Friday, May 29, 2009

With Apologies to Screenwriters

This morning I read a book about a boy who gives his sister a "makeover" with permanent markers and chewing gum. The story alternates between the boy's mother scolding him, and other people the boy knows who've made mistakes, too. It's like a series of cinematic jump cuts, and the only way you know which scene you're in is a subtle background difference. It was really confusing.

This cinematic element reminds me of Richard Russo's article "In Defense of Omniscience" from Bringing the Devil to His Knees, which I recently reread. Part of Russo's argument against first-person narration also advises against the old "show don't tell" rule. He writes:

"The trick is to know when to tell, when to show. It should be remembered that we're storytellers, not story showers, and fiction writing is not film. Novels are not pre-screenplays. In a screenplay everything much be shown. There's no such law in fiction. And, often, telling the reader things is a test of what the writer actually knows, and it can also reveal what he or she doesn't know."

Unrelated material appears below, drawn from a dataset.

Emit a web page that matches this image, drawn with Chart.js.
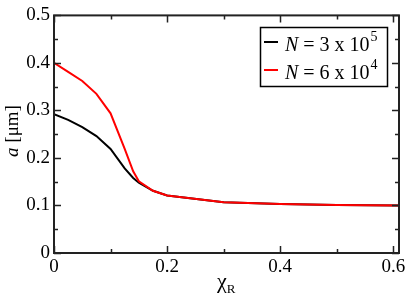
<!DOCTYPE html>
<html>
<head>
<meta charset="utf-8">
<script src="https://cdn.jsdelivr.net/npm/chart.js@4"></script>
<style>
  body { margin: 0; background: #fff; }
  canvas { display: block; }
</style>
</head>
<body>
<canvas id="chart" width="409" height="298"></canvas>
<script>
// data
var chiR = [0, 0.025, 0.05, 0.075, 0.1, 0.125, 0.14, 0.15, 0.175, 0.2, 0.3, 0.4, 0.5, 0.61];
var aLarge = [0.292, 0.280, 0.265, 0.246, 0.219, 0.178, 0.158, 0.148, 0.131, 0.121, 0.107, 0.103, 0.101, 0.100];
var aSmall = [0.400, 0.381, 0.362, 0.335, 0.294, 0.219, 0.172, 0.151, 0.131, 0.121, 0.107, 0.103, 0.101, 0.100];
var seriesNames = [['3 x 10', '5'], ['6 x 10', '4']];
var seriesColors = ['#000000', '#ff0000'];
var xMajor = [0, 0.2, 0.4, 0.6];
var xMinor = [0.1, 0.3, 0.5];
var yMajor = [0, 0.1, 0.2, 0.3, 0.4, 0.5];
var yMinor = [0.05, 0.15, 0.25, 0.35, 0.45];

var serif = '"Liberation Serif", "Times New Roman", serif';

function toPoints(xs, ys) {
    return xs.map(function (x, i) { return { x: x, y: ys[i] }; });
}

// frame with inward ticks on all four sides, axis titles and legend
var frame = {
    id: 'frame',
    afterDatasetsDraw: function (chart) {
        var ctx = chart.ctx, a = chart.chartArea;
        var xs = chart.scales.x, ys = chart.scales.y;
        ctx.save();
        ctx.strokeStyle = '#222';
        ctx.lineWidth = 1.5;
        ctx.beginPath();
        xMajor.concat(xMinor).forEach(function (v) {
            var len = xMajor.indexOf(v) >= 0 ? 7 : 4;
            var px = Math.round(xs.getPixelForValue(v)) + 0.5;
            ctx.moveTo(px, a.bottom); ctx.lineTo(px, a.bottom - len);
            ctx.moveTo(px, a.top); ctx.lineTo(px, a.top + len);
        });
        yMajor.concat(yMinor).forEach(function (v) {
            var len = yMajor.indexOf(v) >= 0 ? 7 : 4;
            var py = Math.round(ys.getPixelForValue(v)) + 0.5;
            ctx.moveTo(a.left, py); ctx.lineTo(a.left + len, py);
            ctx.moveTo(a.right, py); ctx.lineTo(a.right - len, py);
        });
        ctx.stroke();
        ctx.lineWidth = 2;
        ctx.strokeRect(a.left, a.top, a.right - a.left, a.bottom - a.top);
        ctx.restore();
    },
    afterDraw: function (chart) {
        var ctx = chart.ctx;
        ctx.save();
        ctx.fillStyle = '#000';
        ctx.textBaseline = 'alphabetic';

        // y axis title
        ctx.translate(18, 131);
        ctx.rotate(-Math.PI / 2);
        ctx.font = 'italic 19px ' + serif;
        var w1 = ctx.measureText('a ').width;
        ctx.font = '19px ' + serif;
        var w2 = ctx.measureText('[μm]').width;
        var sx = -(w1 + w2) / 2;
        ctx.font = 'italic 19px ' + serif;
        ctx.fillText('a ', sx, 0);
        ctx.font = '19px ' + serif;
        ctx.fillText('[μm]', sx + w1, 0);
        ctx.setTransform(1, 0, 0, 1, 0, 0);

        // x axis title
        ctx.font = '22px ' + serif;
        ctx.fillText('χ', 217, 288);
        var cw = ctx.measureText('χ').width;
        ctx.font = '13px ' + serif;
        ctx.fillText('R', 217 + cw, 293);

        // legend
        var lx = 260, ly = 27, lw = 127, lh = 59;
        ctx.fillStyle = '#fff';
        ctx.fillRect(lx, ly, lw, lh);
        ctx.strokeStyle = '#000';
        ctx.lineWidth = 1.5;
        ctx.strokeRect(lx + 0.5, ly + 0.5, lw, lh);
        chart.data.datasets.forEach(function (ds, i) {
            var cy = ly + 15 + i * 28;
            ctx.strokeStyle = ds.borderColor;
            ctx.lineWidth = 2;
            ctx.beginPath();
            ctx.moveTo(264, cy); ctx.lineTo(278, cy);
            ctx.stroke();
            var base = cy + 9;
            var tx = 285;
            ctx.fillStyle = '#000';
            ctx.font = 'italic 20px ' + serif;
            ctx.fillText('N', tx, base);
            tx += ctx.measureText('N').width;
            ctx.font = '20px ' + serif;
            var txt = ' = ' + seriesNames[i][0];
            ctx.fillText(txt, tx, base);
            tx += ctx.measureText(txt).width;
            ctx.font = '14px ' + serif;
            ctx.fillText(seriesNames[i][1], tx + 1, base - 10);
        });
        ctx.restore();
    }
};

var ctxLine = document.getElementById('chart');
var chart = new Chart(ctxLine, {
    type: 'line',
    data: {
        datasets: [{
            label: 'N = 3 x 10^5',
            data: toPoints(chiR, aLarge),
            borderColor: seriesColors[0],
            borderWidth: 2,
            pointRadius: 0,
            tension: 0,
            order: 1
        }, {
            label: 'N = 6 x 10^4',
            data: toPoints(chiR, aSmall),
            borderColor: seriesColors[1],
            borderWidth: 2,
            pointRadius: 0,
            tension: 0,
            order: 0
        }]
    },
    options: {
        responsive: false,
        animation: false,
        layout: { padding: { top: 10, right: 10, left: 0, bottom: 0 } },
        plugins: {
            legend: { display: false },
            tooltip: { enabled: false }
        },
        scales: {
            x: {
                type: 'linear',
                min: 0,
                max: 0.61,
                grid: { display: false, drawTicks: false },
                border: { display: false },
                ticks: {
                    stepSize: 0.2,
                    includeBounds: false,
                    padding: 3,
                    color: '#000',
                    maxRotation: 0,
                    font: { family: serif, size: 19 },
                    callback: function (v) { return v === 0 ? '0' : v.toFixed(1); }
                },
                afterFit: function (s) { s.height = 45; }
            },
            y: {
                min: 0,
                max: 0.5,
                grid: { display: false, drawTicks: false },
                border: { display: false },
                ticks: {
                    stepSize: 0.1,
                    padding: 4,
                    color: '#000',
                    font: { family: serif, size: 19 },
                    callback: function (v) { return v === 0 ? '0' : v.toFixed(1); }
                },
                afterFit: function (s) { s.width = 54; }
            }
        }
    },
    plugins: [frame]
});
</script>
</body>
</html>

Smart words. Except Russo's last book was first-person present. Although his forthcoming book is third-person. Maybe it's similar to the best counter I've heard to the "show don't tell" rule: you show when you need to show, and you show when you need to tell. For first-person versus omniscient: You use first-person when that character needs to tell their story, and you use third-person when that character isn't capable of telling their own story.